_SHORT EXERCISE_
Exclude the pictures and reproduce the remaining data exactly as written.

_INFORMATION SUPPLIED_
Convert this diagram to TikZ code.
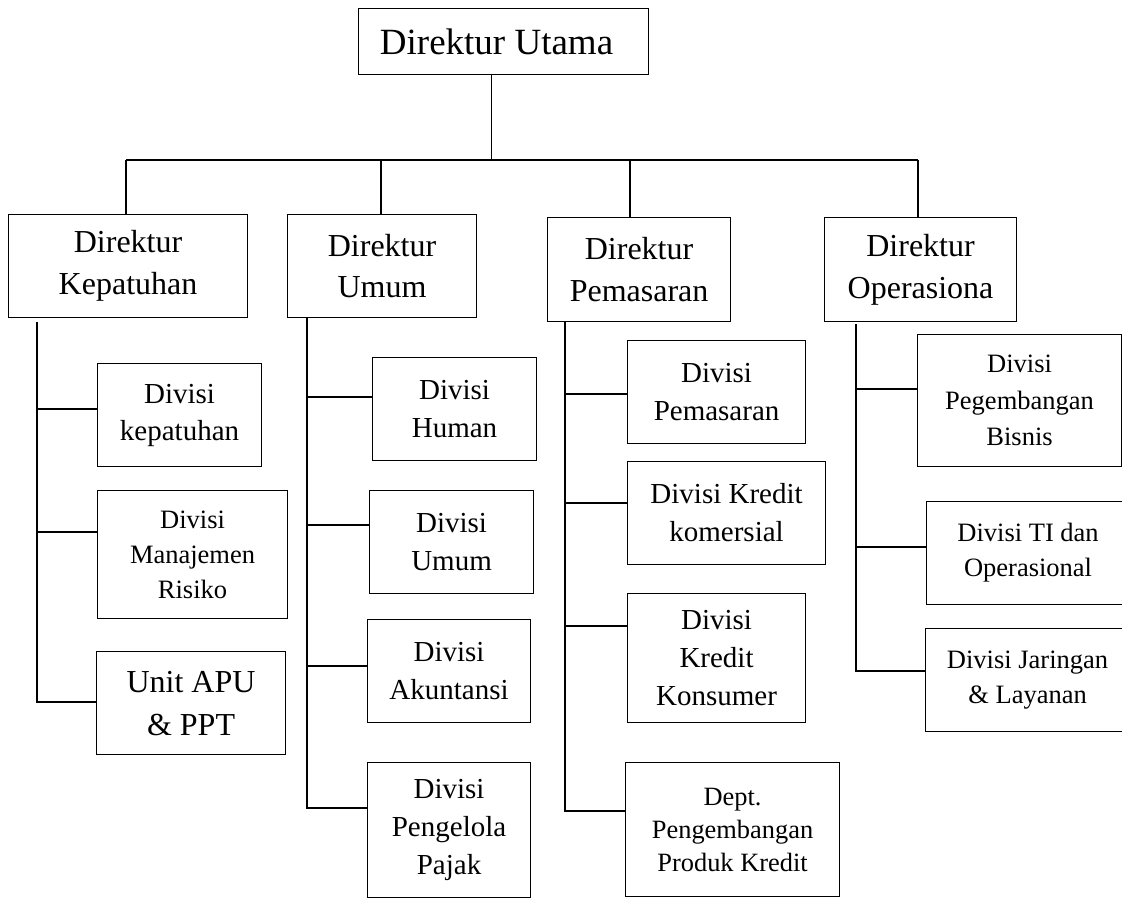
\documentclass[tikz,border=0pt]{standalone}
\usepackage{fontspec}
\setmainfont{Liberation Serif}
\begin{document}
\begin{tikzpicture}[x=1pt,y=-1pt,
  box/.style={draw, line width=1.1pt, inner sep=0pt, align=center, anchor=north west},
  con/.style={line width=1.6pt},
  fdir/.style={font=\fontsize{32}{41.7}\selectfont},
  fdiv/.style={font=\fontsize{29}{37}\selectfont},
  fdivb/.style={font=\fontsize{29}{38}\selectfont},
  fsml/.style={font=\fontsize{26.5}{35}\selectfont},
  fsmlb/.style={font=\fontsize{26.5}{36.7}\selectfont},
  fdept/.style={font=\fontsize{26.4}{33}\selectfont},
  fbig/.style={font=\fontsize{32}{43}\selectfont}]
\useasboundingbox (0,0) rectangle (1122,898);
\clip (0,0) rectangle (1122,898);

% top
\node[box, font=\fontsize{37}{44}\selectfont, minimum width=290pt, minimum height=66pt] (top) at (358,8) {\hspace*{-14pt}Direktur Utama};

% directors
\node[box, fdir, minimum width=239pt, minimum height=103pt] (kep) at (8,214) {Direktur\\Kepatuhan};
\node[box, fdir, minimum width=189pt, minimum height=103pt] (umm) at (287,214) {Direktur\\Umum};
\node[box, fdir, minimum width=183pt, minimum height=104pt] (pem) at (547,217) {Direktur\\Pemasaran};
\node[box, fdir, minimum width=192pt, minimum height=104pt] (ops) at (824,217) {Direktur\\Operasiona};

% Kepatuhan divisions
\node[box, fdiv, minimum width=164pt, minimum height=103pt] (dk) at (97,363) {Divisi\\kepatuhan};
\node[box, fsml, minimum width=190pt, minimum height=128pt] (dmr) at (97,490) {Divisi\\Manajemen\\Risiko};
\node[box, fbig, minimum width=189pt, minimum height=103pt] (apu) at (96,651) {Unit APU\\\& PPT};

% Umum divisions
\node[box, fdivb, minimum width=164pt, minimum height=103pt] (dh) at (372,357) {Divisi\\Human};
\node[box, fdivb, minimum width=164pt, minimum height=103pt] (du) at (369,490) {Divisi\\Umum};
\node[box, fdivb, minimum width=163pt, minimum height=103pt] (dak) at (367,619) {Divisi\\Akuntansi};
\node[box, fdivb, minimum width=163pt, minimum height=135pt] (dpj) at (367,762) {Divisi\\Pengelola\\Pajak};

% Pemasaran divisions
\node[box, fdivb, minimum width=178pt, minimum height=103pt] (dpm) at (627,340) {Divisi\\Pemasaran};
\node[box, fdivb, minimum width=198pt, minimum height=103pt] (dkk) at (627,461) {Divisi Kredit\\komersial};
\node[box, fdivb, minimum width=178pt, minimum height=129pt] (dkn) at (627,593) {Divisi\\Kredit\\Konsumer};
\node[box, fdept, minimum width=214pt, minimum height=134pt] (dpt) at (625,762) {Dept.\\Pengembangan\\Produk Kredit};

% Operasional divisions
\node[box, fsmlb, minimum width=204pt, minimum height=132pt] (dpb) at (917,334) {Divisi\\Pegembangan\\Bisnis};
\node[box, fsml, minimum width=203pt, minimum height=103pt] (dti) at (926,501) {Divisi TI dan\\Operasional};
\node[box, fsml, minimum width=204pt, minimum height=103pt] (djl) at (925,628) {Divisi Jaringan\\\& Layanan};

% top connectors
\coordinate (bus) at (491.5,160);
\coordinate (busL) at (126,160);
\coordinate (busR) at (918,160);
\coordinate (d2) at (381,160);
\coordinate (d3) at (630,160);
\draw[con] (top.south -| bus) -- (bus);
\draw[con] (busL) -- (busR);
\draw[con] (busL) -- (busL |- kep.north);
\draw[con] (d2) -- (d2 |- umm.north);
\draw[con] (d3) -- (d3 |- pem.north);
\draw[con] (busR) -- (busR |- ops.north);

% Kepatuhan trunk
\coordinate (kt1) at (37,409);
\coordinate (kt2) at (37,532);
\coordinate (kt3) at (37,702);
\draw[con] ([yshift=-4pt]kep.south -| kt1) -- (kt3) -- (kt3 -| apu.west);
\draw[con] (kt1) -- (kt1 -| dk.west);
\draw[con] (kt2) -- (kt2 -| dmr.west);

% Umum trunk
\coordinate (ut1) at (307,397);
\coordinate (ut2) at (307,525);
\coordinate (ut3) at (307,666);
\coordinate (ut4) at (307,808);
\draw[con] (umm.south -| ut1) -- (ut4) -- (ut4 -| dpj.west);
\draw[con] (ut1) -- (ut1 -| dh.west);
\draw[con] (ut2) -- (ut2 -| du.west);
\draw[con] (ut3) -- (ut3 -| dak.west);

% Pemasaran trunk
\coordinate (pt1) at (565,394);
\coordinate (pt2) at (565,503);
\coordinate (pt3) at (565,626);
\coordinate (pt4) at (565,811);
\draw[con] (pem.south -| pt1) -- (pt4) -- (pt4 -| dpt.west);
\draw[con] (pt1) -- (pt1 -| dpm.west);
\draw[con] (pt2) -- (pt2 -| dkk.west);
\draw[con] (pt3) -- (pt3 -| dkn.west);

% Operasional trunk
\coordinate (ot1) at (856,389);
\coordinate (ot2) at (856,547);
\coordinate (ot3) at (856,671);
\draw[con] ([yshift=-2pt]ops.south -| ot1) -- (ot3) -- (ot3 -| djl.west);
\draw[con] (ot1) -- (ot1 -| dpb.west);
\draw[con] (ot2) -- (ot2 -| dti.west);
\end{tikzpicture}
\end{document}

_TASK RESULT_
Convert this diagram to TikZ code.
\documentclass[tikz,border=0pt]{standalone}
\usepackage{fontspec}
\setmainfont{Liberation Serif}
\begin{document}
\begin{tikzpicture}[x=1pt,y=-1pt,
  box/.style={draw, line width=1.1pt, inner sep=0pt, align=center, anchor=north west},
  con/.style={line width=1.6pt},
  fdir/.style={font=\fontsize{32}{41.7}\selectfont},
  fdiv/.style={font=\fontsize{29}{37}\selectfont},
  fdivb/.style={font=\fontsize{29}{38}\selectfont},
  fsml/.style={font=\fontsize{26.5}{35}\selectfont},
  fsmlb/.style={font=\fontsize{26.5}{36.7}\selectfont},
  fdept/.style={font=\fontsize{26.4}{33}\selectfont},
  fbig/.style={font=\fontsize{32}{43}\selectfont}]
\useasboundingbox (0,0) rectangle (1122,898);
\clip (0,0) rectangle (1122,898);

% top
\node[box, font=\fontsize{37}{44}\selectfont, minimum width=290pt, minimum height=66pt] (top) at (358,8) {\hspace*{-14pt}Direktur Utama};

% directors
\node[box, fdir, minimum width=239pt, minimum height=103pt] (kep) at (8,214) {Direktur\\Kepatuhan};
\node[box, fdir, minimum width=189pt, minimum height=103pt] (umm) at (287,214) {Direktur\\Umum};
\node[box, fdir, minimum width=183pt, minimum height=104pt] (pem) at (547,217) {Direktur\\Pemasaran};
\node[box, fdir, minimum width=192pt, minimum height=104pt] (ops) at (824,217) {Direktur\\Operasiona};

% Kepatuhan divisions
\node[box, fdiv, minimum width=164pt, minimum height=103pt] (dk) at (97,363) {Divisi\\kepatuhan};
\node[box, fsml, minimum width=190pt, minimum height=128pt] (dmr) at (97,490) {Divisi\\Manajemen\\Risiko};
\node[box, fbig, minimum width=189pt, minimum height=103pt] (apu) at (96,651) {Unit APU\\\& PPT};

% Umum divisions
\node[box, fdivb, minimum width=164pt, minimum height=103pt] (dh) at (372,357) {Divisi\\Human};
\node[box, fdivb, minimum width=164pt, minimum height=103pt] (du) at (369,490) {Divisi\\Umum};
\node[box, fdivb, minimum width=163pt, minimum height=103pt] (dak) at (367,619) {Divisi\\Akuntansi};
\node[box, fdivb, minimum width=163pt, minimum height=135pt] (dpj) at (367,762) {Divisi\\Pengelola\\Pajak};

% Pemasaran divisions
\node[box, fdivb, minimum width=178pt, minimum height=103pt] (dpm) at (627,340) {Divisi\\Pemasaran};
\node[box, fdivb, minimum width=198pt, minimum height=103pt] (dkk) at (627,461) {Divisi Kredit\\komersial};
\node[box, fdivb, minimum width=178pt, minimum height=129pt] (dkn) at (627,593) {Divisi\\Kredit\\Konsumer};
\node[box, fdept, minimum width=214pt, minimum height=134pt] (dpt) at (625,762) {Dept.\\Pengembangan\\Produk Kredit};

% Operasional divisions
\node[box, fsmlb, minimum width=204pt, minimum height=132pt] (dpb) at (917,334) {Divisi\\Pegembangan\\Bisnis};
\node[box, fsml, minimum width=203pt, minimum height=103pt] (dti) at (926,501) {Divisi TI dan\\Operasional};
\node[box, fsml, minimum width=204pt, minimum height=103pt] (djl) at (925,628) {Divisi Jaringan\\\& Layanan};

% top connectors
\coordinate (bus) at (491.5,160);
\coordinate (busL) at (126,160);
\coordinate (busR) at (918,160);
\coordinate (d2) at (381,160);
\coordinate (d3) at (630,160);
\draw[con] (top.south -| bus) -- (bus);
\draw[con] (busL) -- (busR);
\draw[con] (busL) -- (busL |- kep.north);
\draw[con] (d2) -- (d2 |- umm.north);
\draw[con] (d3) -- (d3 |- pem.north);
\draw[con] (busR) -- (busR |- ops.north);

% Kepatuhan trunk
\coordinate (kt1) at (37,409);
\coordinate (kt2) at (37,532);
\coordinate (kt3) at (37,702);
\draw[con] ([yshift=-4pt]kep.south -| kt1) -- (kt3) -- (kt3 -| apu.west);
\draw[con] (kt1) -- (kt1 -| dk.west);
\draw[con] (kt2) -- (kt2 -| dmr.west);

% Umum trunk
\coordinate (ut1) at (307,397);
\coordinate (ut2) at (307,525);
\coordinate (ut3) at (307,666);
\coordinate (ut4) at (307,808);
\draw[con] (umm.south -| ut1) -- (ut4) -- (ut4 -| dpj.west);
\draw[con] (ut1) -- (ut1 -| dh.west);
\draw[con] (ut2) -- (ut2 -| du.west);
\draw[con] (ut3) -- (ut3 -| dak.west);

% Pemasaran trunk
\coordinate (pt1) at (565,394);
\coordinate (pt2) at (565,503);
\coordinate (pt3) at (565,626);
\coordinate (pt4) at (565,811);
\draw[con] (pem.south -| pt1) -- (pt4) -- (pt4 -| dpt.west);
\draw[con] (pt1) -- (pt1 -| dpm.west);
\draw[con] (pt2) -- (pt2 -| dkk.west);
\draw[con] (pt3) -- (pt3 -| dkn.west);

% Operasional trunk
\coordinate (ot1) at (856,389);
\coordinate (ot2) at (856,547);
\coordinate (ot3) at (856,671);
\draw[con] ([yshift=-2pt]ops.south -| ot1) -- (ot3) -- (ot3 -| djl.west);
\draw[con] (ot1) -- (ot1 -| dpb.west);
\draw[con] (ot2) -- (ot2 -| dti.west);
\end{tikzpicture}
\end{document}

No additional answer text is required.